[Source code of charts]
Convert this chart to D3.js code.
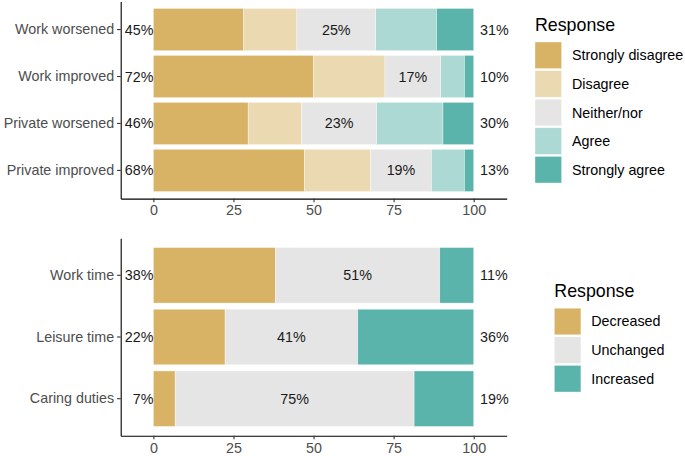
<!DOCTYPE html>
<html>
<head>
<meta charset="utf-8">
<script src="https://cdn.jsdelivr.net/npm/d3@7"></script>
<style>
  body { margin: 0; background: #fff; }
  svg { font-family: "Liberation Sans", Arial, sans-serif; }
</style>
</head>
<body>
<div id="chart"></div>
<script>
  // top panel: agreement with statements
  var agreeItems = ['Work worsened', 'Work improved', 'Private worsened', 'Private improved'];
  var agreeLevels = ['Strongly disagree', 'Disagree', 'Neither/nor', 'Agree', 'Strongly agree'];
  var agreeColours = ['#d8b365', '#ebd9b2', '#e5e5e5', '#acd9d4', '#5ab4ac'];
  var stronglyDisagree = [28.2, 50.0, 29.6, 47.2];
  var disagree         = [16.6, 22.3, 16.7, 20.6];
  var neither          = [24.6, 17.4, 23.4, 19.0];
  var agree            = [19.0, 7.4, 20.7, 10.3];
  var stronglyAgree    = [11.6, 2.9, 9.6, 2.9];

  // bottom panel: change in time use
  var changeItems = ['Work time', 'Leisure time', 'Caring duties'];
  var changeLevels = ['Decreased', 'Unchanged', 'Increased'];
  var changeColours = ['#d8b365', '#e5e5e5', '#5ab4ac'];
  var decreased = [38.1, 22.4, 6.8];
  var unchanged = [51.3, 41.4, 74.6];
  var increased = [10.6, 36.2, 18.6];

  var xTicks = [0, 25, 50, 75, 100];

  var width = 685, height = 456;

  var svg = d3.select('#chart')
    .append('svg')
    .attr('width', width)
    .attr('height', height);

  var x = d3.scaleLinear().domain([-10.2, 110.3]).range([120.7, 506.7]);

  function panel(opts) {
    var g = svg.append('g');
    var series = [];
    opts.items.forEach(function(item, i) {
      var row = { item: item };
      opts.levels.forEach(function(lev, j) { row[lev] = opts.values[j][i]; });
      series.push(row);
    });

    var y = d3.scaleBand()
      .domain(opts.items)
      .range([opts.top, opts.bottom])
      .paddingInner(0.1)
      .paddingOuter(0.15);

    var stack = d3.stack().keys(opts.levels)(series);
    var colour = d3.scaleOrdinal().domain(opts.levels).range(opts.colours);

    g.selectAll('g.layer')
      .data(stack)
      .enter().append('g')
      .attr('fill', function(d) { return colour(d.key); })
      .selectAll('rect')
      .data(function(d) { return d; })
      .enter().append('rect')
      .attr('x', function(d) { return x(d[0]); })
      .attr('width', function(d) { return x(d[1]) - x(d[0]); })
      .attr('y', function(d) { return y(d.data.item); })
      .attr('height', y.bandwidth())
      .attr('stroke', '#ffffff')
      .attr('stroke-opacity', 0.6)
      .attr('stroke-width', 0.6);

    var nLow = opts.lowKeys.length;
    var midKey = opts.levels[nLow];

    series.forEach(function(row, i) {
      var low = d3.sum(opts.lowKeys, function(k) { return row[k]; });
      var high = d3.sum(opts.highKeys, function(k) { return row[k]; });
      var cy = y(row.item) + y.bandwidth() / 2;
      var txt = g.append('g').attr('font-size', 14.3).attr('fill', '#1a1a1a');
      txt.append('text').attr('x', x(0)).attr('y', cy).attr('dy', '0.35em')
        .attr('text-anchor', 'end').text(Math.round(low) + '%');
      txt.append('text').attr('x', x(102)).attr('y', cy).attr('dy', '0.35em')
        .attr('text-anchor', 'start').text(Math.round(high) + '%');
      txt.append('text').attr('x', x(low + row[midKey] / 2)).attr('y', cy).attr('dy', '0.35em')
        .attr('text-anchor', 'middle').text(Math.round(row[midKey]) + '%');
    });

    var xAxis = g.append('g')
      .attr('transform', 'translate(0,' + opts.bottom + ')')
      .call(d3.axisBottom(x).tickValues(xTicks).tickSizeOuter(0).tickSizeInner(3.6).tickPadding(3));
    var yAxis = g.append('g')
      .attr('transform', 'translate(' + x.range()[0] + ',0)')
      .call(d3.axisLeft(y).tickSizeOuter(0).tickSizeInner(3.6).tickPadding(3));

    [xAxis, yAxis].forEach(function(a) {
      a.select('.domain').attr('stroke', '#000').attr('stroke-width', 1.1);
      a.selectAll('.tick line').attr('stroke', '#333').attr('stroke-width', 1.1);
      a.selectAll('.tick text').attr('fill', '#4d4d4d').attr('font-size', 14.3)
        .attr('font-family', '"Liberation Sans", Arial, sans-serif');
    });
    xAxis.selectAll('.tick text').attr('dy', '0.72em');

    // legend
    var leg = g.append('g').attr('transform', 'translate(' + opts.legX + ',' + opts.legY + ')');
    leg.append('text').attr('x', 0).attr('y', 0).attr('font-size', 17.8).attr('fill', '#000')
      .text('Response');
    var keyStep = 28.6, keySize = 26.6;
    opts.levels.forEach(function(lev, j) {
      var ky = 11.5 + j * keyStep;
      leg.append('rect').attr('x', 0).attr('y', ky).attr('width', keySize).attr('height', keySize)
        .attr('fill', colour(lev)).attr('stroke', '#ffffff').attr('stroke-opacity', 0.6).attr('stroke-width', 0.6);
      leg.append('text').attr('x', keySize + 10.4).attr('y', ky + keySize / 2).attr('dy', '0.35em')
        .attr('font-size', 14.3).attr('fill', '#000').text(lev);
    });
  }

  panel({
    items: agreeItems,
    levels: agreeLevels,
    colours: agreeColours,
    values: [stronglyDisagree, disagree, neither, agree, stronglyAgree],
    lowKeys: ['Strongly disagree', 'Disagree'],
    highKeys: ['Agree', 'Strongly agree'],
    top: 1.4, bottom: 198.6,
    legX: 535, legY: 30.5
  });

  panel({
    items: changeItems,
    levels: changeLevels,
    colours: changeColours,
    values: [decreased, unchanged, increased],
    lowKeys: ['Decreased'],
    highKeys: ['Increased'],
    top: 238.3, bottom: 435.7,
    legX: 554.3, legY: 296.7
  });
</script>
</body>
</html>
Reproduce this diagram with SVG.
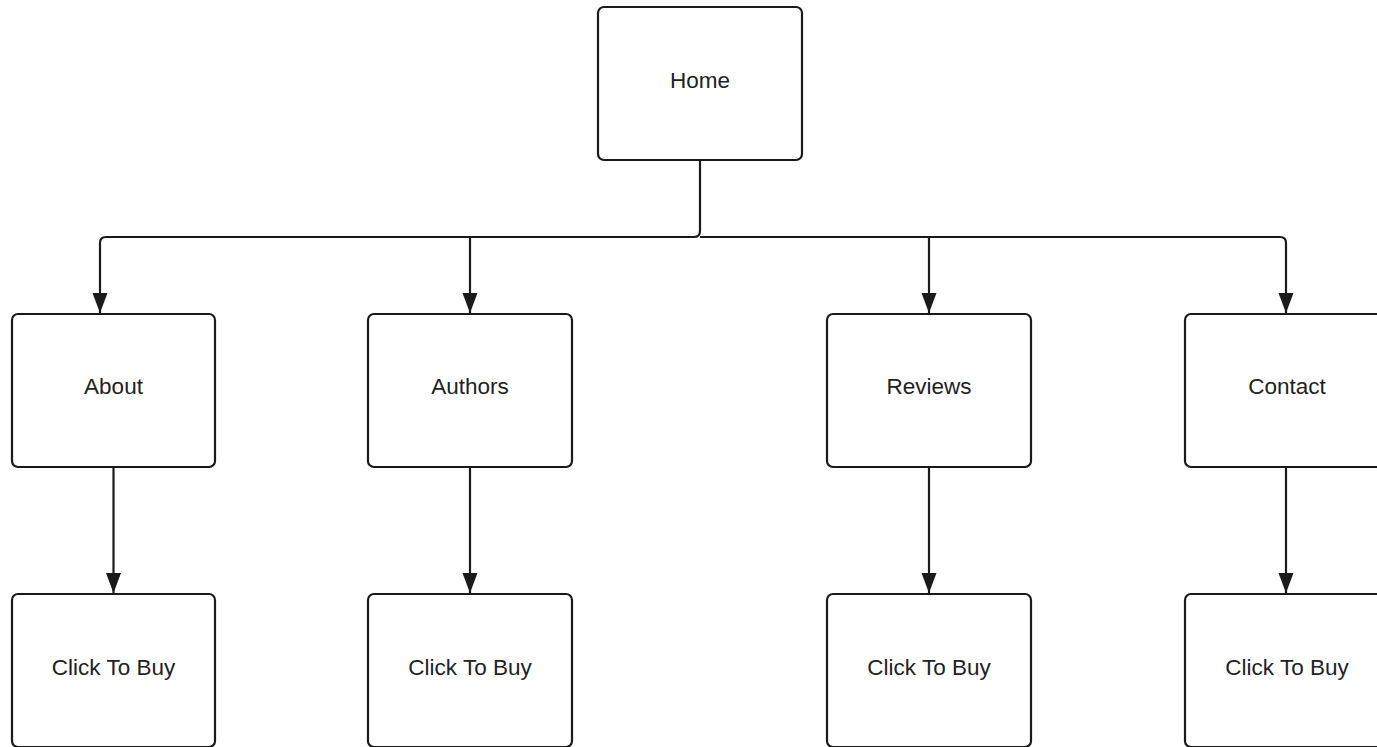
<svg xmlns="http://www.w3.org/2000/svg" width="1377" height="747" viewBox="0 0 1377 747">
<style>
.box{fill:#ffffff;stroke:#1a1a1a;stroke-width:2.2}
.lbl{font-family:"Liberation Sans",Arial,sans-serif;font-size:22.5px;fill:#222;text-anchor:middle}
.con{fill:none;stroke:#1a1a1a;stroke-width:2.2}
</style>
<defs>
<marker id="arr" markerUnits="userSpaceOnUse" markerWidth="20" markerHeight="16" refX="20" refY="7.5" orient="auto" viewBox="0 0 20 15">
<path d="M0,0 L20,7.5 L0,15 z" fill="#1a1a1a"/>
</marker>
</defs>
<rect width="1377" height="747" fill="#ffffff"/>
<g id="connectors">
<path class="con" d="M700,160 V231 Q700,237 694,237 H106 Q100,237 100,243 V313" marker-end="url(#arr)"/>
<path class="con" d="M700,237 H1280 Q1286,237 1286,243 V313" marker-end="url(#arr)"/>
<path class="con" d="M470,237 V313" marker-end="url(#arr)"/>
<path class="con" d="M929,237 V313" marker-end="url(#arr)"/>
<path class="con" d="M113.5,467 V593" marker-end="url(#arr)"/>
<path class="con" d="M470,467 V593" marker-end="url(#arr)"/>
<path class="con" d="M929,467 V593" marker-end="url(#arr)"/>
<path class="con" d="M1286,467 V593" marker-end="url(#arr)"/>
</g>
<g id="home"><rect class="box" x="598" y="7" width="204" height="153" rx="6"/><text class="lbl" x="700" y="88">Home</text></g>
<g id="about"><rect class="box" x="12" y="314" width="203" height="153" rx="6"/><text class="lbl" x="113.5" y="394">About</text></g>
<g id="authors"><rect class="box" x="368" y="314" width="204" height="153" rx="6"/><text class="lbl" x="470" y="394">Authors</text></g>
<g id="reviews"><rect class="box" x="827" y="314" width="204" height="153" rx="6"/><text class="lbl" x="929" y="394">Reviews</text></g>
<g id="contact"><rect class="box" x="1185" y="314" width="204" height="153" rx="6"/><text class="lbl" x="1287" y="394">Contact</text></g>
<g id="buy1"><rect class="box" x="12" y="594" width="203" height="153" rx="6"/><text class="lbl" x="113.5" y="675">Click To Buy</text></g>
<g id="buy2"><rect class="box" x="368" y="594" width="204" height="153" rx="6"/><text class="lbl" x="470" y="675">Click To Buy</text></g>
<g id="buy3"><rect class="box" x="827" y="594" width="204" height="153" rx="6"/><text class="lbl" x="929" y="675">Click To Buy</text></g>
<g id="buy4"><rect class="box" x="1185" y="594" width="204" height="153" rx="6"/><text class="lbl" x="1287" y="675">Click To Buy</text></g>
</svg>
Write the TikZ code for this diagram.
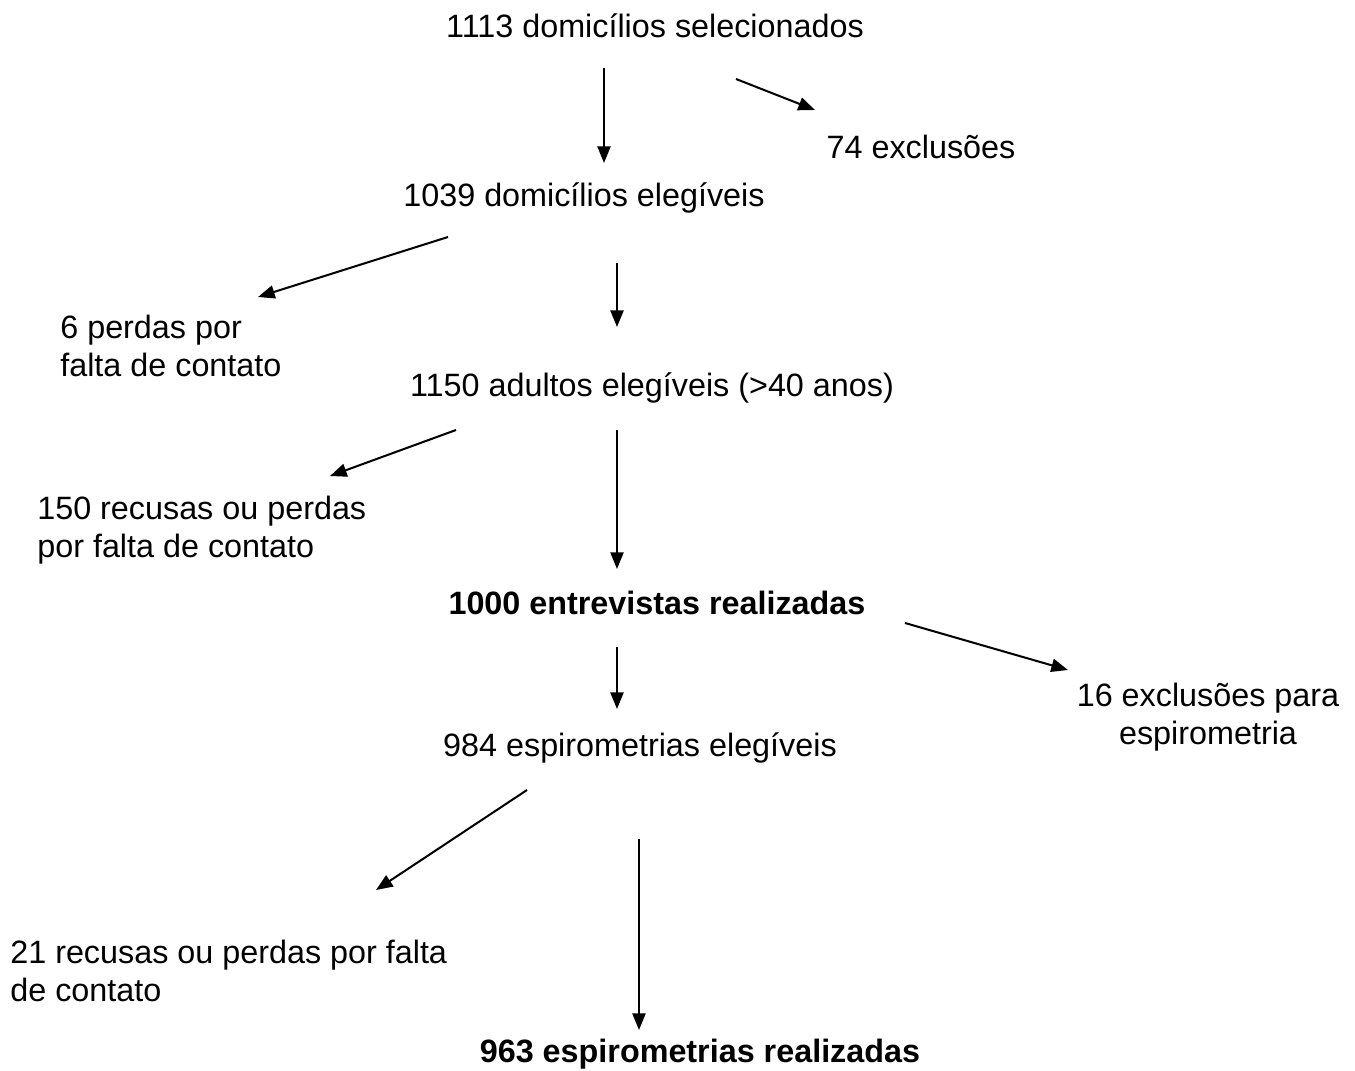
\documentclass[tikz,border=0pt]{standalone}
\usepackage{fontspec}
\setmainfont{Liberation Sans}
\usetikzlibrary{arrows.meta}

\begin{document}
\begin{tikzpicture}[x=0.02cm, y=-0.02cm,
    txt/.style={font=\fontsize{18.4}{21.5}\selectfont, inner sep=0pt},
    one/.style={txt, text height=0.75em, text depth=0.25em},
    bold/.style={one, font=\fontsize{18.4}{21.5}\selectfont\bfseries},
    two/.style={txt, align=center},
    twol/.style={txt, align=left, anchor=west},
    arr/.style={line width=1.15pt, -{Triangle[length=9.5pt, width=7.5pt]}}]

  \useasboundingbox (0,0) rectangle (1355,1071);

  % households
  \node[one] (sel) at (655,33) {1113 domicílios selecionados};
  \node[one] (exc) at (921,154) {74 exclusões};
  \node[one] (eld) at (584,202) {1039 domicílios elegíveis};
  \node[twol] (pdc) at (60,346) {6 perdas por\\falta de contato};

  % adults
  \node[one] (ela) at (652,392) {1150 adultos elegíveis (>40 anos)};
  \node[twol] (rec) at (37,530) {150 recusas ou perdas\\por falta de contato};
  \node[bold] (ent) at (657,610) {1000 entrevistas realizadas};
  \node[two] (exe) at (1208,717) {16 exclusões para\\espirometria};

  % spirometry
  \node[one] (ele) at (640,752) {984 espirometrias elegíveis};
  \node[twol] (ree) at (10,971) {21 recusas ou perdas por falta\\de contato};
  \node[bold] (esp) at (700,1058) {963 espirometrias realizadas};

  % arrow ends
  \coordinate (a1) at (604,68);   \coordinate (b1) at (604,163);
  \coordinate (a2) at (736,79);   \coordinate (b2) at (815,110);
  \coordinate (a3) at (448,237);  \coordinate (b3) at (258,297);
  \coordinate (a4) at (617,263);  \coordinate (b4) at (617,327);
  \coordinate (a5) at (456,430);  \coordinate (b5) at (330,476);
  \coordinate (a6) at (617,430);  \coordinate (b6) at (617,569);
  \coordinate (a7) at (905,623);  \coordinate (b7) at (1068,670);
  \coordinate (a8) at (617,647);  \coordinate (b8) at (617,709);
  \coordinate (a9) at (527,790);  \coordinate (b9) at (376,890);
  \coordinate (a10) at (639,839); \coordinate (b10) at (639,1030);

  \foreach \i in {1,...,10}
    \draw[arr] (a\i) -- (b\i);
\end{tikzpicture}
\end{document}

• _Exercise instructions_: Reproduce exactly the run of lines that opens the listing and closes with the line holding "2.9, 9.6, 2.9];". Pictures are excluded.

• _Task answer_:
Convert this chart to D3.js code.
<!DOCTYPE html>
<html>
<head>
<meta charset="utf-8">
<script src="https://cdn.jsdelivr.net/npm/d3@7"></script>
<style>
  body { margin: 0; background: #fff; }
  svg { font-family: "Liberation Sans", Arial, sans-serif; }
</style>
</head>
<body>
<div id="chart"></div>
<script>
  // top panel: agreement with statements
  var agreeItems = ['Work worsened', 'Work improved', 'Private worsened', 'Private improved'];
  var agreeLevels = ['Strongly disagree', 'Disagree', 'Neither/nor', 'Agree', 'Strongly agree'];
  var agreeColours = ['#d8b365', '#ebd9b2', '#e5e5e5', '#acd9d4', '#5ab4ac'];
  var stronglyDisagree = [28.2, 50.0, 29.6, 47.2];
  var disagree         = [16.6, 22.3, 16.7, 20.6];
  var neither          = [24.6, 17.4, 23.4, 19.0];
  var agree            = [19.0, 7.4, 20.7, 10.3];
  var stronglyAgree    = [11.6, 2.9, 9.6, 2.9];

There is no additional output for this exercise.